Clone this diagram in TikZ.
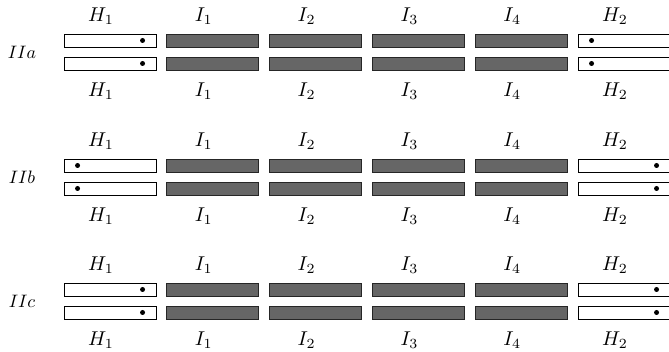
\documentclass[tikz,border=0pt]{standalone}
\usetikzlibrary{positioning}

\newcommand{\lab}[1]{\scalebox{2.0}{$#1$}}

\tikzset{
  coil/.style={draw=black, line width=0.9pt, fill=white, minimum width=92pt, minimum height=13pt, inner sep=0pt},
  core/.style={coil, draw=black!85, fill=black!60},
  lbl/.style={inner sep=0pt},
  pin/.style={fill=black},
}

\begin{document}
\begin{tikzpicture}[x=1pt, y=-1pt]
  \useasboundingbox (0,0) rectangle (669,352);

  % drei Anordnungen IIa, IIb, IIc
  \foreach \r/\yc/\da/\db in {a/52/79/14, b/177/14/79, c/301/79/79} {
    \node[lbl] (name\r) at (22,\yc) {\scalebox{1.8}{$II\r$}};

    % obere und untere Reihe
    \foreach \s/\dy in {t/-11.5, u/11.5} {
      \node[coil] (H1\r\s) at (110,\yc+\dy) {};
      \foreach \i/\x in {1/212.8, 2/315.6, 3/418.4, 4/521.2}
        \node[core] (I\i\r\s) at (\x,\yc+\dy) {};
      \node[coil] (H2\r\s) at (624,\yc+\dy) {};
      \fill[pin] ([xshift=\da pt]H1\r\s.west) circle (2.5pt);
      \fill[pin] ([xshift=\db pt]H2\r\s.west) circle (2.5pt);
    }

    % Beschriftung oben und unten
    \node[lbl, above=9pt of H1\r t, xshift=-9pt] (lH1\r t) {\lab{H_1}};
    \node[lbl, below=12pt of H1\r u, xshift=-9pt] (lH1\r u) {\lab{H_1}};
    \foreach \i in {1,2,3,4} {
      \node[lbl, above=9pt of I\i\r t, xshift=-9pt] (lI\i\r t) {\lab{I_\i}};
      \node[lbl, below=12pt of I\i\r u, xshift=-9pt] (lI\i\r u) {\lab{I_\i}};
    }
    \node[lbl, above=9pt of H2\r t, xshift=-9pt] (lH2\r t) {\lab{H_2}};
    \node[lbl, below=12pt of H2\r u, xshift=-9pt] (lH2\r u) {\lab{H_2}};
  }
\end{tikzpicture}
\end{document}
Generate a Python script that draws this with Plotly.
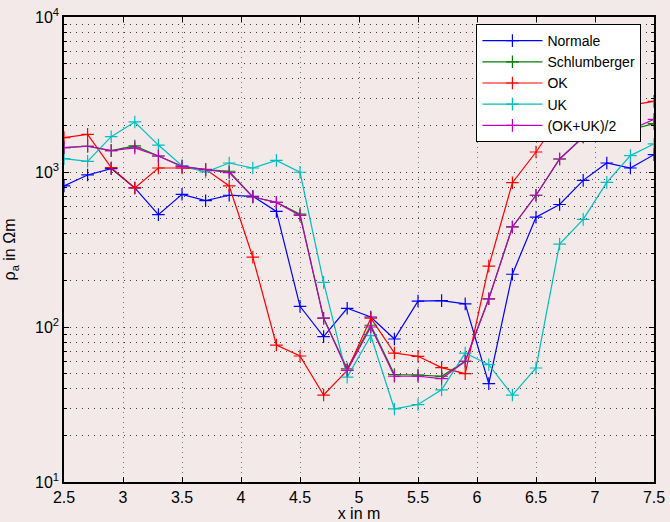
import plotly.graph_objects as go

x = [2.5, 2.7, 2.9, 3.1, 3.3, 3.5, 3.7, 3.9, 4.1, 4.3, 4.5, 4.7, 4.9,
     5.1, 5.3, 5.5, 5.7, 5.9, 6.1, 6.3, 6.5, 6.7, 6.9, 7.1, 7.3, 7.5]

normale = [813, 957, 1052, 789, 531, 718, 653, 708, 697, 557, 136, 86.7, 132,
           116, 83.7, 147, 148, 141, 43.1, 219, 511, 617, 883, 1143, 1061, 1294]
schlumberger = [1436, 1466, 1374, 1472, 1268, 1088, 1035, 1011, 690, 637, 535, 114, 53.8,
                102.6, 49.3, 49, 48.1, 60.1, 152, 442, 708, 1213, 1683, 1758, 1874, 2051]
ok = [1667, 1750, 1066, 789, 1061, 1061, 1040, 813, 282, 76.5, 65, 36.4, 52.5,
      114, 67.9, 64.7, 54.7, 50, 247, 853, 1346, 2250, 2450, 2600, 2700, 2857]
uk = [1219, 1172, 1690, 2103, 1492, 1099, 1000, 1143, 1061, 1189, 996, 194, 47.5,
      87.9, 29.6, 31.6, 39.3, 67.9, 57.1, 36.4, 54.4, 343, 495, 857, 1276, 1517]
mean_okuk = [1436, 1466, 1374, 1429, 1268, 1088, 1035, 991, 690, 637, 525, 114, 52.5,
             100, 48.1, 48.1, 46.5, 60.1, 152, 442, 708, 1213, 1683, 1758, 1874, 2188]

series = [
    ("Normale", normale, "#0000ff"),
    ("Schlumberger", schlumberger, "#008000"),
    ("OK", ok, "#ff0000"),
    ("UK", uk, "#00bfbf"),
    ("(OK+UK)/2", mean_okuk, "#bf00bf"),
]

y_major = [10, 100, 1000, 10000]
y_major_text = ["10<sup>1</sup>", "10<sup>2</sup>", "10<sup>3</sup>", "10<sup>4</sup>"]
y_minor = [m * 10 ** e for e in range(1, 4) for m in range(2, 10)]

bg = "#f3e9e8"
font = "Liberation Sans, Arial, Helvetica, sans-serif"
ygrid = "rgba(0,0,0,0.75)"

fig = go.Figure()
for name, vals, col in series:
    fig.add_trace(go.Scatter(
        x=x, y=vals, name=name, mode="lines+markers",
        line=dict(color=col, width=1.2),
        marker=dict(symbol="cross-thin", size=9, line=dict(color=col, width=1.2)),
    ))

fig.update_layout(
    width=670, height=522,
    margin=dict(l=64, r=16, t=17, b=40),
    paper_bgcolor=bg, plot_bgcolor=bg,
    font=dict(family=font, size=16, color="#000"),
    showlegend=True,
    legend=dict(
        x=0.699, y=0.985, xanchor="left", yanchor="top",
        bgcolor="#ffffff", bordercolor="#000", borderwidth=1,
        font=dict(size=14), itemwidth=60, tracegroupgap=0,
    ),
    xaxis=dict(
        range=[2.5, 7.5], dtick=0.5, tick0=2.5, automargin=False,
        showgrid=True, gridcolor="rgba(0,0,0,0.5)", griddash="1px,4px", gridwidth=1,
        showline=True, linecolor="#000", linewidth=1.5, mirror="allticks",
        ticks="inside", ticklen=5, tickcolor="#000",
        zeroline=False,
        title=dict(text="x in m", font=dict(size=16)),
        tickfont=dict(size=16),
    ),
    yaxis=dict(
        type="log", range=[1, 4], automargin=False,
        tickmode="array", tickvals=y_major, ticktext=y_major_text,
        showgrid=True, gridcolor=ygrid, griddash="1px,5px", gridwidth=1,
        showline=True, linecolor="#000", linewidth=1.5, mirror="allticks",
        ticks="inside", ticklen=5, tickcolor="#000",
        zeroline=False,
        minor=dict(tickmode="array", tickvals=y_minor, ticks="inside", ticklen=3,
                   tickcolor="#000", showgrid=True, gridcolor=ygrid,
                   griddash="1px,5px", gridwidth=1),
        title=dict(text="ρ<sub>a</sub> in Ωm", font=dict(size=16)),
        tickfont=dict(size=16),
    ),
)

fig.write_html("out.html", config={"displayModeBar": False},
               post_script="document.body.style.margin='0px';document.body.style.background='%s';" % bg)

● THE REQUEST
Transcribe all the lines above exactly, apart from the pictures.

● RESULT OF THIS TASK
Clone this diagram in TikZ.
\documentclass[tikz,border=0pt]{standalone}
\usetikzlibrary{positioning}

\newcommand{\lab}[1]{\scalebox{2.0}{$#1$}}

\tikzset{
  coil/.style={draw=black, line width=0.9pt, fill=white, minimum width=92pt, minimum height=13pt, inner sep=0pt},
  core/.style={coil, draw=black!85, fill=black!60},
  lbl/.style={inner sep=0pt},
  pin/.style={fill=black},
}

\begin{document}
\begin{tikzpicture}[x=1pt, y=-1pt]
  \useasboundingbox (0,0) rectangle (669,352);

  % drei Anordnungen IIa, IIb, IIc
  \foreach \r/\yc/\da/\db in {a/52/79/14, b/177/14/79, c/301/79/79} {
    \node[lbl] (name\r) at (22,\yc) {\scalebox{1.8}{$II\r$}};

    % obere und untere Reihe
    \foreach \s/\dy in {t/-11.5, u/11.5} {
      \node[coil] (H1\r\s) at (110,\yc+\dy) {};
      \foreach \i/\x in {1/212.8, 2/315.6, 3/418.4, 4/521.2}
        \node[core] (I\i\r\s) at (\x,\yc+\dy) {};
      \node[coil] (H2\r\s) at (624,\yc+\dy) {};
      \fill[pin] ([xshift=\da pt]H1\r\s.west) circle (2.5pt);
      \fill[pin] ([xshift=\db pt]H2\r\s.west) circle (2.5pt);
    }

    % Beschriftung oben und unten
    \node[lbl, above=9pt of H1\r t, xshift=-9pt] (lH1\r t) {\lab{H_1}};
    \node[lbl, below=12pt of H1\r u, xshift=-9pt] (lH1\r u) {\lab{H_1}};
    \foreach \i in {1,2,3,4} {
      \node[lbl, above=9pt of I\i\r t, xshift=-9pt] (lI\i\r t) {\lab{I_\i}};
      \node[lbl, below=12pt of I\i\r u, xshift=-9pt] (lI\i\r u) {\lab{I_\i}};
    }
    \node[lbl, above=9pt of H2\r t, xshift=-9pt] (lH2\r t) {\lab{H_2}};
    \node[lbl, below=12pt of H2\r u, xshift=-9pt] (lH2\r u) {\lab{H_2}};
  }
\end{tikzpicture}
\end{document}
Generate a Python script that draws this with Plotly.
import plotly.graph_objects as go

x = [2.5, 2.7, 2.9, 3.1, 3.3, 3.5, 3.7, 3.9, 4.1, 4.3, 4.5, 4.7, 4.9,
     5.1, 5.3, 5.5, 5.7, 5.9, 6.1, 6.3, 6.5, 6.7, 6.9, 7.1, 7.3, 7.5]

normale = [813, 957, 1052, 789, 531, 718, 653, 708, 697, 557, 136, 86.7, 132,
           116, 83.7, 147, 148, 141, 43.1, 219, 511, 617, 883, 1143, 1061, 1294]
schlumberger = [1436, 1466, 1374, 1472, 1268, 1088, 1035, 1011, 690, 637, 535, 114, 53.8,
                102.6, 49.3, 49, 48.1, 60.1, 152, 442, 708, 1213, 1683, 1758, 1874, 2051]
ok = [1667, 1750, 1066, 789, 1061, 1061, 1040, 813, 282, 76.5, 65, 36.4, 52.5,
      114, 67.9, 64.7, 54.7, 50, 247, 853, 1346, 2250, 2450, 2600, 2700, 2857]
uk = [1219, 1172, 1690, 2103, 1492, 1099, 1000, 1143, 1061, 1189, 996, 194, 47.5,
      87.9, 29.6, 31.6, 39.3, 67.9, 57.1, 36.4, 54.4, 343, 495, 857, 1276, 1517]
mean_okuk = [1436, 1466, 1374, 1429, 1268, 1088, 1035, 991, 690, 637, 525, 114, 52.5,
             100, 48.1, 48.1, 46.5, 60.1, 152, 442, 708, 1213, 1683, 1758, 1874, 2188]

series = [
    ("Normale", normale, "#0000ff"),
    ("Schlumberger", schlumberger, "#008000"),
    ("OK", ok, "#ff0000"),
    ("UK", uk, "#00bfbf"),
    ("(OK+UK)/2", mean_okuk, "#bf00bf"),
]

y_major = [10, 100, 1000, 10000]
y_major_text = ["10<sup>1</sup>", "10<sup>2</sup>", "10<sup>3</sup>", "10<sup>4</sup>"]
y_minor = [m * 10 ** e for e in range(1, 4) for m in range(2, 10)]

bg = "#f3e9e8"
font = "Liberation Sans, Arial, Helvetica, sans-serif"
ygrid = "rgba(0,0,0,0.75)"

fig = go.Figure()
for name, vals, col in series:
    fig.add_trace(go.Scatter(
        x=x, y=vals, name=name, mode="lines+markers",
        line=dict(color=col, width=1.2),
        marker=dict(symbol="cross-thin", size=9, line=dict(color=col, width=1.2)),
    ))

fig.update_layout(
    width=670, height=522,
    margin=dict(l=64, r=16, t=17, b=40),
    paper_bgcolor=bg, plot_bgcolor=bg,
    font=dict(family=font, size=16, color="#000"),
    showlegend=True,
    legend=dict(
        x=0.699, y=0.985, xanchor="left", yanchor="top",
        bgcolor="#ffffff", bordercolor="#000", borderwidth=1,
        font=dict(size=14), itemwidth=60, tracegroupgap=0,
    ),
    xaxis=dict(
        range=[2.5, 7.5], dtick=0.5, tick0=2.5, automargin=False,
        showgrid=True, gridcolor="rgba(0,0,0,0.5)", griddash="1px,4px", gridwidth=1,
        showline=True, linecolor="#000", linewidth=1.5, mirror="allticks",
        ticks="inside", ticklen=5, tickcolor="#000",
        zeroline=False,
        title=dict(text="x in m", font=dict(size=16)),
        tickfont=dict(size=16),
    ),
    yaxis=dict(
        type="log", range=[1, 4], automargin=False,
        tickmode="array", tickvals=y_major, ticktext=y_major_text,
        showgrid=True, gridcolor=ygrid, griddash="1px,5px", gridwidth=1,
        showline=True, linecolor="#000", linewidth=1.5, mirror="allticks",
        ticks="inside", ticklen=5, tickcolor="#000",
        zeroline=False,
        minor=dict(tickmode="array", tickvals=y_minor, ticks="inside", ticklen=3,
                   tickcolor="#000", showgrid=True, gridcolor=ygrid,
                   griddash="1px,5px", gridwidth=1),
        title=dict(text="ρ<sub>a</sub> in Ωm", font=dict(size=16)),
        tickfont=dict(size=16),
    ),
)

fig.write_html("out.html", config={"displayModeBar": False},
               post_script="document.body.style.margin='0px';document.body.style.background='%s';" % bg)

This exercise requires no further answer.